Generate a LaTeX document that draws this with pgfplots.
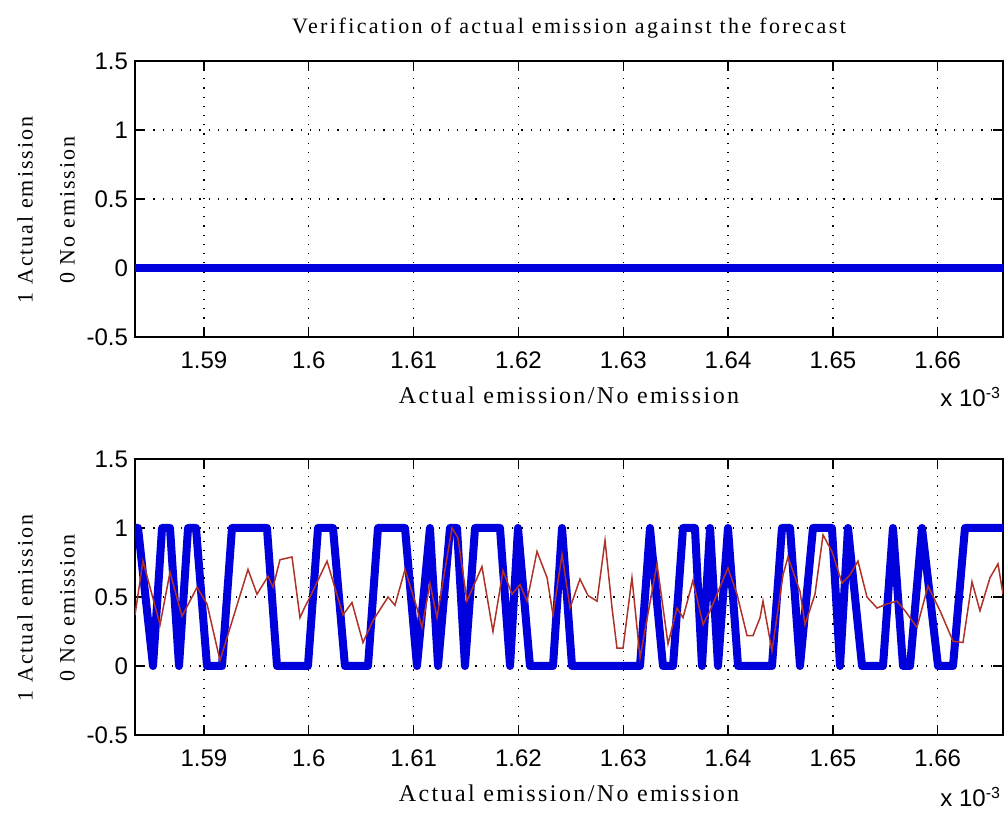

* * *

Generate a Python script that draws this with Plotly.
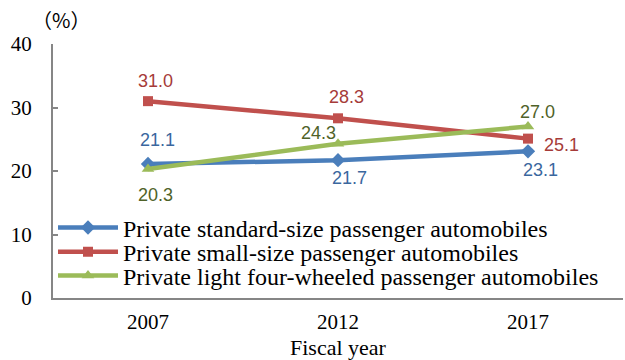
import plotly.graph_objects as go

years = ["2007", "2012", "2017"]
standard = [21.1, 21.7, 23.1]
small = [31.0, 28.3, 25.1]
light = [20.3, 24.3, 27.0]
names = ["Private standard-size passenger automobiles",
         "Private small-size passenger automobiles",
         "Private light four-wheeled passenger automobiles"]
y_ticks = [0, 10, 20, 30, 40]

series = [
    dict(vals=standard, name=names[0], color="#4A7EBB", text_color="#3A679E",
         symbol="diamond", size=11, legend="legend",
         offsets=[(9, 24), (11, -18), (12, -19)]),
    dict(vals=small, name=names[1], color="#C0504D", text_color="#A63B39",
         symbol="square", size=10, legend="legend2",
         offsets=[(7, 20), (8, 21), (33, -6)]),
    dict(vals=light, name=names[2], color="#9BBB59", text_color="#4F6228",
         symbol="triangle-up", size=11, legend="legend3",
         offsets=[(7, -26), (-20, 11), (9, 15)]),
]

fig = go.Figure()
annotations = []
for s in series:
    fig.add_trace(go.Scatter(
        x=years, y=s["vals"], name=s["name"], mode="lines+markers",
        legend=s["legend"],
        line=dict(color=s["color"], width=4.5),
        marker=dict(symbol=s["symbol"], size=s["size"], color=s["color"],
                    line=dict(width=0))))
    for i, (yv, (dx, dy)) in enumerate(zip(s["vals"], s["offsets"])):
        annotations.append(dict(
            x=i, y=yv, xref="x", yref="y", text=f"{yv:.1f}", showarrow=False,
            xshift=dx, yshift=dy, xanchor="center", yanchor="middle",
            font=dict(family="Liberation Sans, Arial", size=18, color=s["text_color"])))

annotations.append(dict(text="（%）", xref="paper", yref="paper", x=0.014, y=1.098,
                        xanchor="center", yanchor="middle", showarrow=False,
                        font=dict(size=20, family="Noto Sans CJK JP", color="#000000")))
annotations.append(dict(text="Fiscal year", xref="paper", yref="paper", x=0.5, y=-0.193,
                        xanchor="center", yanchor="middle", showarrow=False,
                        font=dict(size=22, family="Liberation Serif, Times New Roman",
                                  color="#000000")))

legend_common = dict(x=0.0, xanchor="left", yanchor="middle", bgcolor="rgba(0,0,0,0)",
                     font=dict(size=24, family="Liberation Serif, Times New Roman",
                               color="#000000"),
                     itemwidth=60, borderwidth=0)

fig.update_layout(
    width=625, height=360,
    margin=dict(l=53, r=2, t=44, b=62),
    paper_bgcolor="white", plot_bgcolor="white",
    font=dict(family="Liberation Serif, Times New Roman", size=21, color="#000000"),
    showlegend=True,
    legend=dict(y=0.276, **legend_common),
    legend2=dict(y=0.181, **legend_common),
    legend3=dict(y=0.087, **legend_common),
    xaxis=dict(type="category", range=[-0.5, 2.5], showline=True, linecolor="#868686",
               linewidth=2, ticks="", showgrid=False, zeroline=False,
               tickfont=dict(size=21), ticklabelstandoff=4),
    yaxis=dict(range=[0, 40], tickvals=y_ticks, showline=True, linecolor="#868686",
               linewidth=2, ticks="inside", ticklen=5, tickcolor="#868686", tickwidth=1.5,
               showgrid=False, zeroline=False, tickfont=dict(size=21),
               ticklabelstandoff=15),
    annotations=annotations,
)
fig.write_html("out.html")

==

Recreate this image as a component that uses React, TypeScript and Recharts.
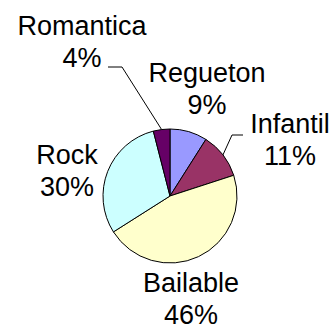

* Written exercise
Give again, word for word, the lines from the one that contains "Generate a Python" to the one that contains "y_ticks = [0, 10, 20, 30, 40]", both included. Omit the pictures.

* The completed task
Generate a Python script that draws this with Plotly.
import plotly.graph_objects as go

years = ["2007", "2012", "2017"]
standard = [21.1, 21.7, 23.1]
small = [31.0, 28.3, 25.1]
light = [20.3, 24.3, 27.0]
names = ["Private standard-size passenger automobiles",
         "Private small-size passenger automobiles",
         "Private light four-wheeled passenger automobiles"]
y_ticks = [0, 10, 20, 30, 40]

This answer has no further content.